Reproduce, word for word, the span of lines starting at the line holding "Recreate this image" and ending at the line holding "import plotly.graph_objects as go". Omit every picture.

* _Extracted data_:
►
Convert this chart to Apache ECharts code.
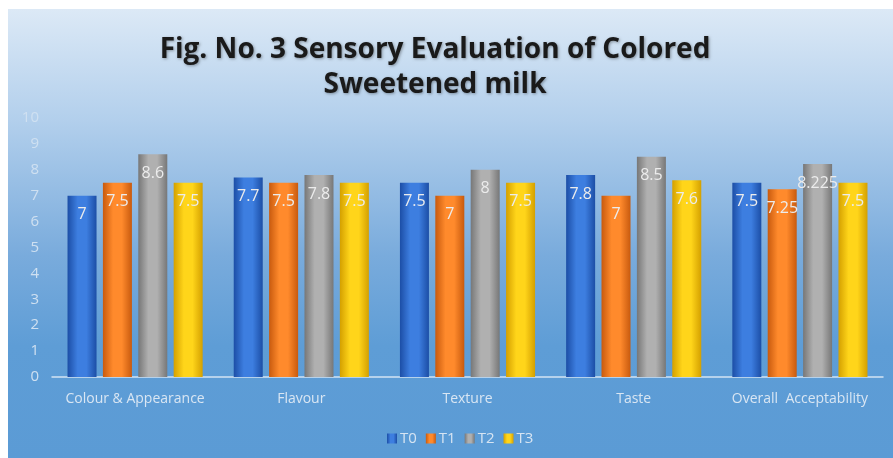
<!DOCTYPE html>
<html>
<head>
<meta charset="utf-8">
<script src="https://cdn.jsdelivr.net/npm/echarts@6/dist/echarts.min.js"></script>
<style>
  html, body { margin: 0; padding: 0; background: #fff; }
  #main { width: 893px; height: 458px; }
</style>
</head>
<body>
<div id="main"></div>
<script>
// data
var categories = ['Colour & Appearance', 'Flavour', 'Texture', 'Taste', 'Overall  Acceptability'];
var t0 = [7, 7.7, 7.5, 7.8, 7.5];
var t1 = [7.5, 7.5, 7, 7, 7.25];
var t2 = [8.6, 7.8, 8, 8.5, 8.225];
var t3 = [7.5, 7.5, 7.5, 7.6, 7.5];
var seriesNames = ['T0', 'T1', 'T2', 'T3'];

// edge / middle colours for a cylinder look
var barColors = [
  ['#1c4ea6', '#3d7ee0'],
  ['#c85a0e', '#ff8a2c'],
  ['#777777', '#b0b0b0'],
  ['#d4a000', '#ffd51a']
];

function cylinder(c) {
  return new echarts.graphic.LinearGradient(0, 0, 1, 0, [
    { offset: 0, color: c[0] },
    { offset: 0.35, color: c[1] },
    { offset: 0.65, color: c[1] },
    { offset: 1, color: c[0] }
  ]);
}

function makeSeries(name, data, i) {
  return {
    name: name,
    type: 'bar',
    data: data,
    barWidth: 29,
    barGap: '22%',
    itemStyle: { color: cylinder(barColors[i]) },
    label: {
      show: true,
      position: 'insideTop',
      distance: 11,
      color: '#ececec',
      fontSize: 16,
      fontFamily: 'Open Sans'
    }
  };
}

var chart = echarts.init(document.getElementById('main'));
chart.setOption({
  animation: false,
  textStyle: { fontFamily: 'Open Sans' },
  graphic: [{
    type: 'rect',
    z: -10,
    shape: { x: 8, y: 9, width: 885, height: 449 },
    style: {
      fill: new echarts.graphic.LinearGradient(0, 0, 0, 1, [
        { offset: 0, color: '#dce9f6' },
        { offset: 0.25, color: '#b2cfec' },
        { offset: 0.55, color: '#79abdc' },
        { offset: 0.75, color: '#5e9dd6' },
        { offset: 1, color: '#5b9bd5' }
      ])
    }
  }],
  title: {
    text: 'Fig. No. 3 Sensory Evaluation of Colored\nSweetened milk',
    left: 430,
    textAlign: 'center',
    top: 28,
    textStyle: {
      fontFamily: 'Open Sans',
      fontWeight: 'bold',
      fontSize: 28,
      lineHeight: 35,
      color: '#1a1a1a',
      textShadowColor: 'rgba(0,0,0,0.35)',
      textShadowBlur: 3,
      textShadowOffsetX: 1,
      textShadowOffsetY: 1
    }
  },
  legend: {
    data: seriesNames,
    left: 382,
    top: 426,
    itemWidth: 10,
    itemHeight: 10,
    itemGap: 9,
    icon: 'rect',
    textStyle: { color: '#d6e4f2', fontSize: 15, padding: [0, 0, 0, -2] }
  },
  grid: { left: 52, right: 10, top: 118, bottom: 81 },
  xAxis: {
    type: 'category',
    data: categories,
    axisLine: { lineStyle: { color: '#d3e3f3', width: 1.5 } },
    axisTick: { show: false },
    axisLabel: { color: '#d9e6f3', fontSize: 14, margin: 15, interval: 0 }
  },
  yAxis: {
    type: 'value',
    min: 0,
    max: 10,
    interval: 1,
    splitLine: { show: false },
    axisLine: { show: false },
    axisLabel: { color: '#cfe0f1', fontSize: 15, margin: 13 }
  },
  series: [
    makeSeries('T0', t0, 0),
    makeSeries('T1', t1, 1),
    makeSeries('T2', t2, 2),
    makeSeries('T3', t3, 3)
  ]
});
</script>
</body>
</html>
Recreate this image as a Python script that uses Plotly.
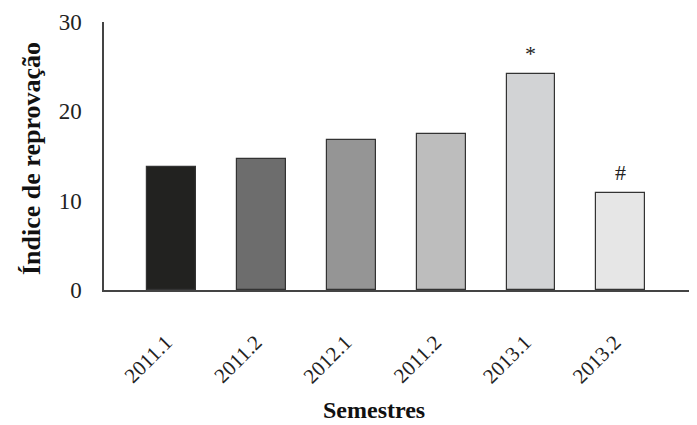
import plotly.graph_objects as go

categorias = ["2011.1", "2011.2", "2012.1", "2011.2", "2013.1", "2013.2"]
indice = [13.8, 14.7, 16.8, 17.5, 24.2, 10.9]
cores = ["#222220", "#6d6d6d", "#959595", "#bdbdbd", "#d2d3d5", "#e6e6e6"]
marcas = ["", "", "", "", "*", "#"]

pos = list(range(len(categorias)))

FONT = "Liberation Serif"
OFF = 8  # default page body margin
W, H = 697 - OFF, 425 - OFF
L, R, T = 104 - OFF, 0, 22 - OFF
B = OFF + H - 290
pw = W - L - R
ph = H - T - B

fig = go.Figure()
fig.add_trace(go.Bar(
    x=pos, y=indice, width=0.545,
    marker=dict(color=cores, line=dict(color="#333333", width=1.2)),
    showlegend=False, hoverinfo="skip",
))

for xi, yi, m in zip(pos, indice, marcas):
    if m:
        fig.add_annotation(x=xi, y=yi, text=m, showarrow=False,
                           yanchor="bottom", yshift=6,
                           font=dict(family=FONT, size=22, color="#222"))

fig.add_annotation(text="<b>Semestres</b>", xref="paper", yref="paper",
                   x=(374 - 104) / pw, y=-(424 - 290) / ph,
                   xanchor="center", yanchor="bottom", showarrow=False,
                   borderpad=0,
                   font=dict(family=FONT, size=24, color="#111"))
fig.add_annotation(text="<b>Índice de reprovação</b>", xref="paper", yref="paper",
                   x=(31 - 104) / pw, y=(290 - 159) / ph, textangle=-90,
                   xanchor="center", yanchor="middle", showarrow=False,
                   font=dict(family=FONT, size=26, color="#111"))

fig.update_layout(
    width=W, height=H,
    margin=dict(l=L, r=R, t=T, b=B, autoexpand=False),
    plot_bgcolor="white", paper_bgcolor="white",
    font=dict(family=FONT, size=22, color="#222"),
    bargap=0,
)
fig.update_xaxes(
    range=[-0.757, 5.85], tickmode="array", tickvals=pos, ticktext=categorias,
    tickangle=-45, showline=True, linecolor="#444", linewidth=1.5,
    showgrid=False, zeroline=False, ticks="", ticklabelstandoff=30,
    ticklabelshift=-6,
    tickfont=dict(family=FONT, size=21, color="#222"),
)
fig.update_yaxes(
    range=[0, 30], tickvals=[0, 10, 20, 30], showline=True, linecolor="#444",
    linewidth=1.5, showgrid=False, zeroline=False, ticks="", ticklabelstandoff=16,
    tickfont=dict(family=FONT, size=23, color="#222"),
)

fig.write_html("out.html")
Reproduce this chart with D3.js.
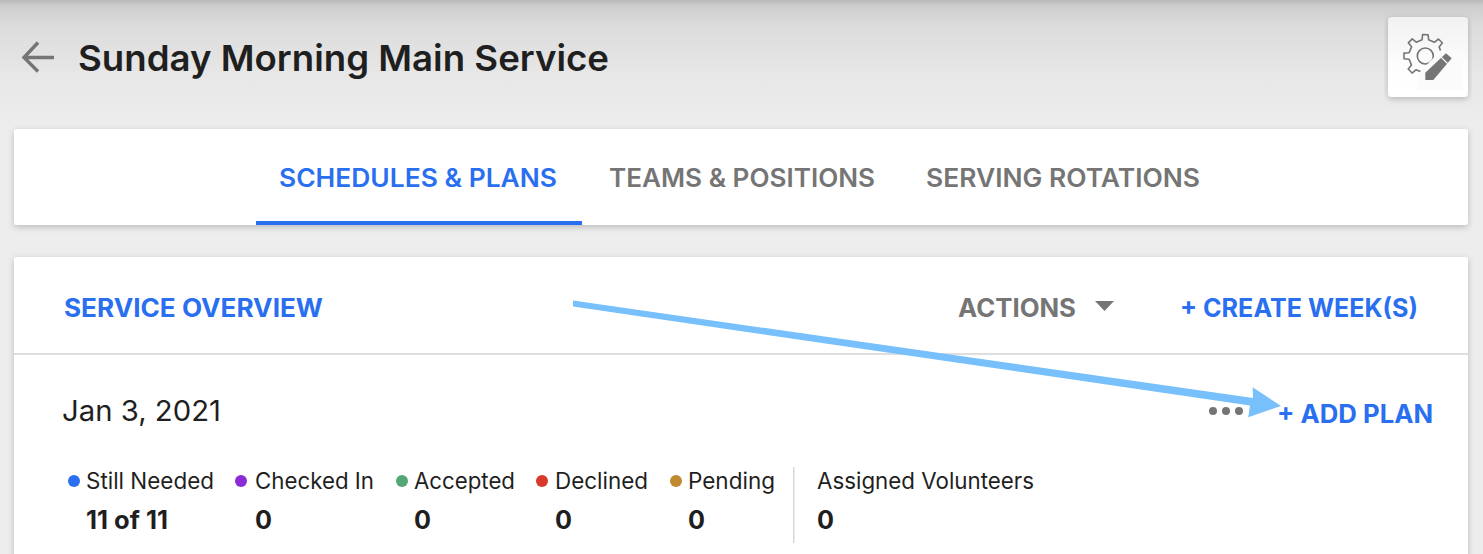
◄
* _Response to the task_:
Recreate this image as a Python script that uses Plotly.
import plotly.graph_objects as go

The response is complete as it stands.